Since internal equity (in the form of retained earnings) is cheaper than external equity an important dividend prescription advocates a residual policy to dividends. According to this policy the equity earnings of the firm are first applied to provide equity finance required for supporting investments. The surplus, if any, is distributed as dividends.

Firms subscribing to the residual dividend policy may adopt one of the following approaches: (i) Pure residual dividend policy approach (ii) Fixed dividend payout approach and (iii) smoothed residual dividend approach. The smoothed residual dividend approach, which produces a table and steadily growing stream of dividend, often appears to be the most sensible approach in practice.

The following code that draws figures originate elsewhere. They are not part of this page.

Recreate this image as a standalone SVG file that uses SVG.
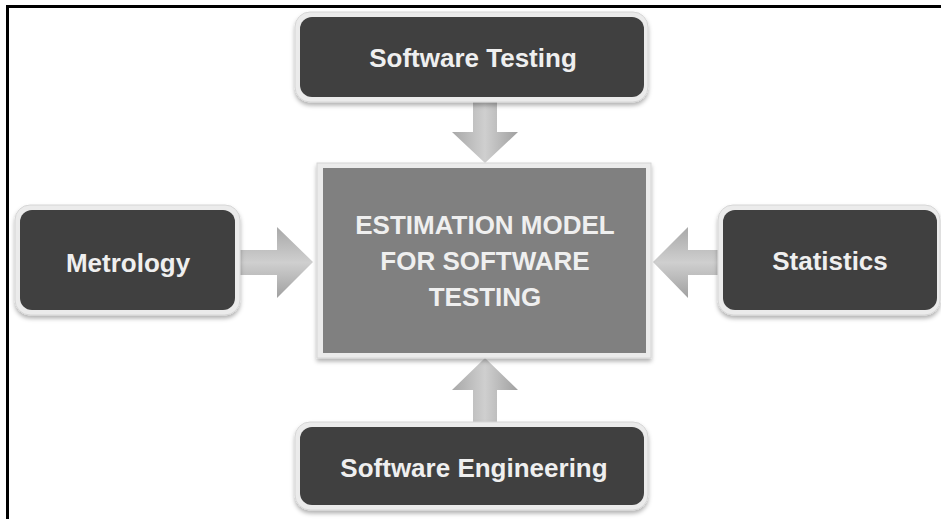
<svg xmlns="http://www.w3.org/2000/svg" width="941" height="519" viewBox="0 0 941 519">
<defs>
<linearGradient id="gv" x1="0" y1="0" x2="1" y2="0"><stop offset="0" stop-color="#a8a8a8"/><stop offset="0.5" stop-color="#cfcfcf"/><stop offset="1" stop-color="#a0a0a0"/></linearGradient>
<linearGradient id="gh" x1="0" y1="0" x2="0" y2="1"><stop offset="0" stop-color="#a8a8a8"/><stop offset="0.5" stop-color="#cfcfcf"/><stop offset="1" stop-color="#a0a0a0"/></linearGradient>
<filter id="sh" x="-10%" y="-10%" width="120%" height="130%"><feDropShadow dx="0" dy="3" stdDeviation="2" flood-color="#000" flood-opacity="0.3"/></filter>
</defs>
<style>
.outer{fill:#ebebeb;stroke:#d6d6d6;stroke-width:1;filter:url(#sh)}
.inner{fill:#404040}
.lbl{font-family:"Liberation Sans",Arial,sans-serif;font-weight:bold;font-size:26px;fill:#efefef;text-anchor:middle}
.arr{stroke:none}
</style>
<rect width="941" height="519" fill="#fff"/>
<path d="M7.5,519 V6.5 H941" fill="none" stroke="#000" stroke-width="3"/>
<g id="connectors">
<path class="arr" fill="url(#gv)" d="M473,101 H497 V132 H518 L485,163 L452,132 H473 Z"/>
<path class="arr" fill="url(#gv)" d="M473,423 H497 V390 H518 L485,358 L452,390 H473 Z"/>
<path class="arr" fill="url(#gh)" d="M239,250 V275 H277 V298 L313,262 L277,227 V250 Z"/>
<path class="arr" fill="url(#gh)" d="M719,250 V275 H688 V298 L653,262 L688,227 V250 Z"/>
</g>
<g id="center">
<rect x="317" y="163" width="334" height="195" fill="#ebebeb" stroke="#d6d6d6" filter="url(#sh)"/>
<rect x="323" y="168" width="323" height="185" fill="#808080"/>
<text class="lbl" x="485" y="234" fill="#e8e8e8">ESTIMATION MODEL</text>
<text class="lbl" x="485" y="270" fill="#e8e8e8">FOR SOFTWARE</text>
<text class="lbl" x="485" y="306" fill="#e8e8e8">TESTING</text>
</g>
<g id="software-testing">
<rect class="outer" x="295" y="12" width="353" height="90" rx="15"/>
<rect class="inner" x="300" y="17" width="344" height="80" rx="12"/>
<text class="lbl" x="473" y="67">Software Testing</text>
</g>
<g id="metrology">
<rect class="outer" x="15" y="205" width="225" height="110" rx="15"/>
<rect class="inner" x="20" y="210" width="215" height="100" rx="12"/>
<text class="lbl" x="128" y="272">Metrology</text>
</g>
<g id="statistics">
<rect class="outer" x="718" y="205" width="222" height="110" rx="15"/>
<rect class="inner" x="723" y="210" width="214" height="100" rx="12"/>
<text class="lbl" x="830" y="270">Statistics</text>
</g>
<g id="software-engineering">
<rect class="outer" x="295" y="422" width="353" height="88" rx="15"/>
<rect class="inner" x="300" y="427" width="344" height="78" rx="12"/>
<text class="lbl" x="474" y="477">Software Engineering</text>
</g>
</svg>
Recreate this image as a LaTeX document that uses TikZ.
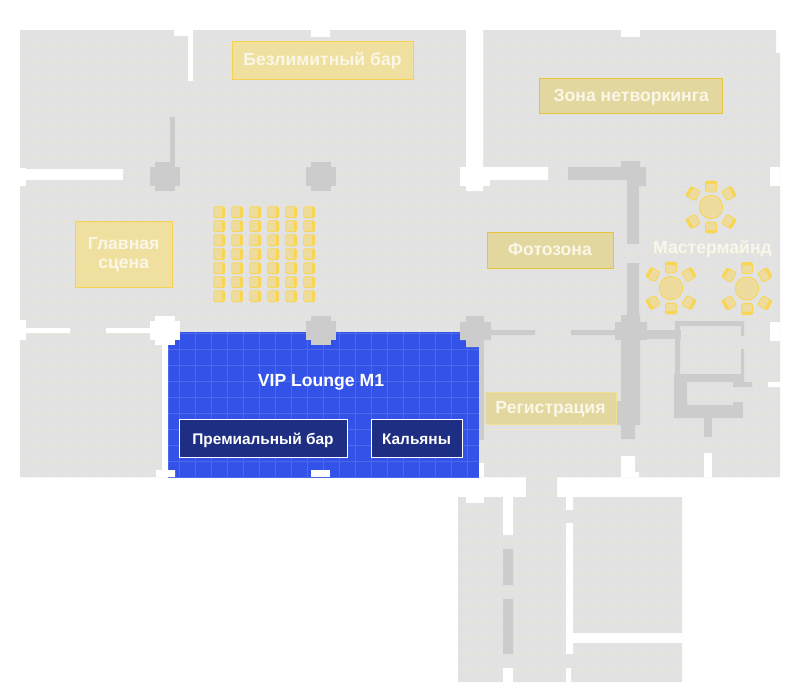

Not withstanding the normative prescription of the smoothed residual dividend approach, Lintner’s classic study of corporate dividend behavior showed that: (i) Most of the firms think primarily in terms of the proportion of earnings that should be paid out as dividends rather than in terms of the proportion of earnings that should be ploughed back in the firm. (ii) Firms try to reach the target payout ratio gradually over a period of time because shareholders prefer a steady progression in dividends.

The amount of dividend that can be legally distributed is governed by company law, judicial pronouncements in leading cases, and contractual restrictions. The important events and dates in the dividend payment procedure are:

* board resolution
* shareholder approval
* record date
* dividend payment

Bonus shares are shares issued to existing shareholders as a result of capitalization of reserves. In the wake of a bonus issue (i) Shareholders’ proportional ownership remains unchanged. (ii) The book value per share, the earnings per share, and the market price per share decrease, but the number of shares increases.

In a stock split the par value per share is reduced and the number of shares is increased proportionately. In a nutshell, a stock split is similar to a bonus issue from the economic point of view, though there re some difference from the accounting point of view.

The issue of bonus shares is governed by certain guidelines, the important ones being the residual reserve requirement and the profitability requirement.